WHAT IS REQUIRED
From the very first line of the data to the line containing "21.6, 20.8, 20.1];", retype everything exactly, leaving the pictures behind.
______
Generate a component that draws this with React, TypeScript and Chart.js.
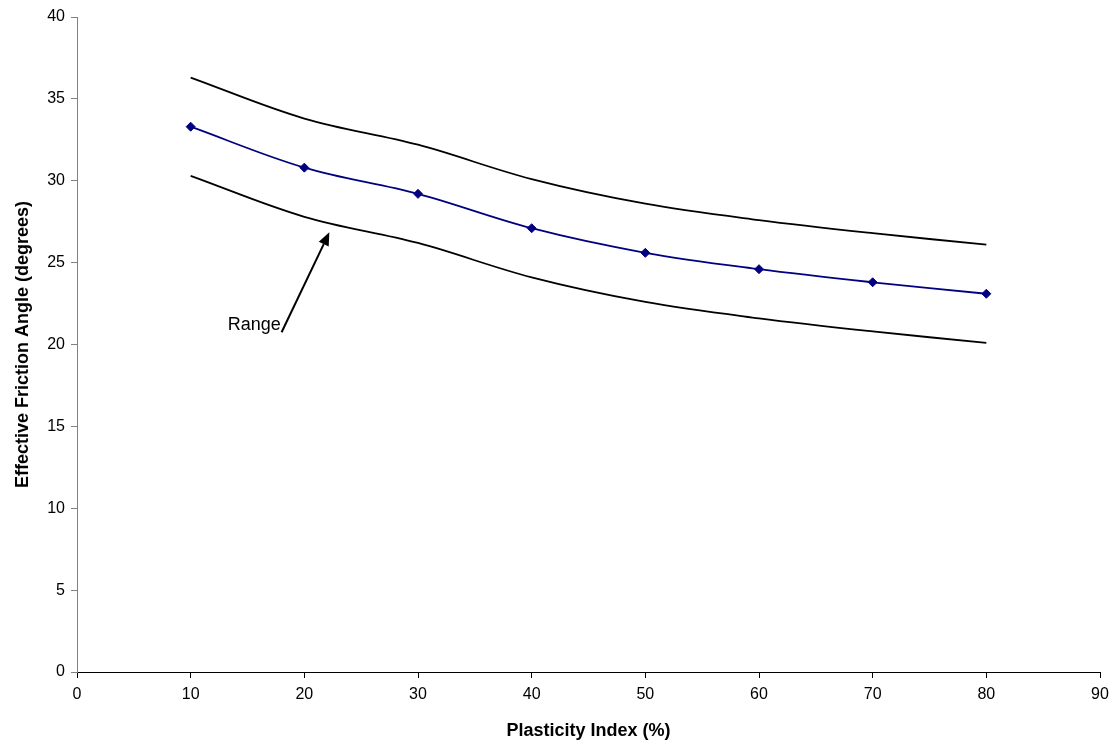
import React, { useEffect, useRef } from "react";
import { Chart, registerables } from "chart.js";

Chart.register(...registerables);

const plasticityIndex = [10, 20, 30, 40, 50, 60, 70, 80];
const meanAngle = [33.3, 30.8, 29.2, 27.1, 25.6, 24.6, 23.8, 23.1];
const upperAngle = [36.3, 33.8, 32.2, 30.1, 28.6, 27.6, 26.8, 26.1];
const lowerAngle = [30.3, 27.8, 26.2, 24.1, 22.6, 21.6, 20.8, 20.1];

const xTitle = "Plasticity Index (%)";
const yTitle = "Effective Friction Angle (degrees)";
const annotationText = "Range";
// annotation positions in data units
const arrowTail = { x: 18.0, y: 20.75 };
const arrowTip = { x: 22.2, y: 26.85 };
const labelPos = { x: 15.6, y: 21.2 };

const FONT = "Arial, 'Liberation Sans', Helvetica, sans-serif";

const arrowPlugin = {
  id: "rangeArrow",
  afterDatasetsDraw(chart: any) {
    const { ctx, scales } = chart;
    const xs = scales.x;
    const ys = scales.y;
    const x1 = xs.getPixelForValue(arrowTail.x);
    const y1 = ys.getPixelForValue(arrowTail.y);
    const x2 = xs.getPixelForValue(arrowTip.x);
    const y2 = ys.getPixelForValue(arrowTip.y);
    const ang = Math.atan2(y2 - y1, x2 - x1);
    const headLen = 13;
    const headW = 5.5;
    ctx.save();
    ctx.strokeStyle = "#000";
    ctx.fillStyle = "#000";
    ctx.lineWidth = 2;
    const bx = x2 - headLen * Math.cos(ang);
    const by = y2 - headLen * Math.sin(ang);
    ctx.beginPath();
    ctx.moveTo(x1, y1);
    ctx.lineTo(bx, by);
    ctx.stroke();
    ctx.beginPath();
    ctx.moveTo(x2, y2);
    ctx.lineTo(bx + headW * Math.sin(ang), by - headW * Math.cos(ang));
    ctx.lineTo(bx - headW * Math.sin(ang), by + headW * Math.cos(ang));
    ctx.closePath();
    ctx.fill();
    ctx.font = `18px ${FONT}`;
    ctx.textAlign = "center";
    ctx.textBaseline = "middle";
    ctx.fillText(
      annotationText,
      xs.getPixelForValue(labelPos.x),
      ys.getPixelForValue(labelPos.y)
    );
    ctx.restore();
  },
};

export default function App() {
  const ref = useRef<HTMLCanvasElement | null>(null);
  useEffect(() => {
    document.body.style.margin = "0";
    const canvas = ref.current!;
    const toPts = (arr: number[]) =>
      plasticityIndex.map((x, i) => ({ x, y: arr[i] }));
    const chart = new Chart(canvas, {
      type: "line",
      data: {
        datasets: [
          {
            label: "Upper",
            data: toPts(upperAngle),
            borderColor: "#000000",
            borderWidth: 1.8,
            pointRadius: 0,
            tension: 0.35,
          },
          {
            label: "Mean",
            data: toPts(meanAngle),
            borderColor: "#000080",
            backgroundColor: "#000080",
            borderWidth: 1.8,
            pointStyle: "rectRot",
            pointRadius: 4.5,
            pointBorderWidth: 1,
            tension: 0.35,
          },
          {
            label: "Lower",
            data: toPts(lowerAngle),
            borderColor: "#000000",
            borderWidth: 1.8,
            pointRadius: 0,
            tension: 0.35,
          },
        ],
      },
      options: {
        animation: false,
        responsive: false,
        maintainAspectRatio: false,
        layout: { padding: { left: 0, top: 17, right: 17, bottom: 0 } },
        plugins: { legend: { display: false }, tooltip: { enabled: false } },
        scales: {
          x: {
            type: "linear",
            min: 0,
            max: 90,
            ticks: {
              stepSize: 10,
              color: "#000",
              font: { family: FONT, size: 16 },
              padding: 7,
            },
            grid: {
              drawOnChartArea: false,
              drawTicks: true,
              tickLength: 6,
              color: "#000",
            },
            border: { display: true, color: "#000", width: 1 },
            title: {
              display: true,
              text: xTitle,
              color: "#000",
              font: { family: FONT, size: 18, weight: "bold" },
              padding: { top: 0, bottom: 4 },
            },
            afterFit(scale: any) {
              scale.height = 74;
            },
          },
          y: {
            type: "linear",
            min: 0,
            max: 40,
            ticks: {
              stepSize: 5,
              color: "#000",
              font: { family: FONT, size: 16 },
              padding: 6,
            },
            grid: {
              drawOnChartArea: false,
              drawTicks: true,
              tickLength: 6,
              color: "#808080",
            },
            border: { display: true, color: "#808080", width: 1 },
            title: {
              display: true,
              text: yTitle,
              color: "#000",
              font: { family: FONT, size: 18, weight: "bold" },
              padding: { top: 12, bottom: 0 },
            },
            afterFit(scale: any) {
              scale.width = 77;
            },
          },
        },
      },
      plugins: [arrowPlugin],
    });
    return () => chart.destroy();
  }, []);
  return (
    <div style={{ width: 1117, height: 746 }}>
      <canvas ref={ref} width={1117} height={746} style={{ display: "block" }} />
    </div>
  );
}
______
PROBLEM SOLUTION
Generate a component that draws this with React, TypeScript and Chart.js.
import React, { useEffect, useRef } from "react";
import { Chart, registerables } from "chart.js";

Chart.register(...registerables);

const plasticityIndex = [10, 20, 30, 40, 50, 60, 70, 80];
const meanAngle = [33.3, 30.8, 29.2, 27.1, 25.6, 24.6, 23.8, 23.1];
const upperAngle = [36.3, 33.8, 32.2, 30.1, 28.6, 27.6, 26.8, 26.1];
const lowerAngle = [30.3, 27.8, 26.2, 24.1, 22.6, 21.6, 20.8, 20.1];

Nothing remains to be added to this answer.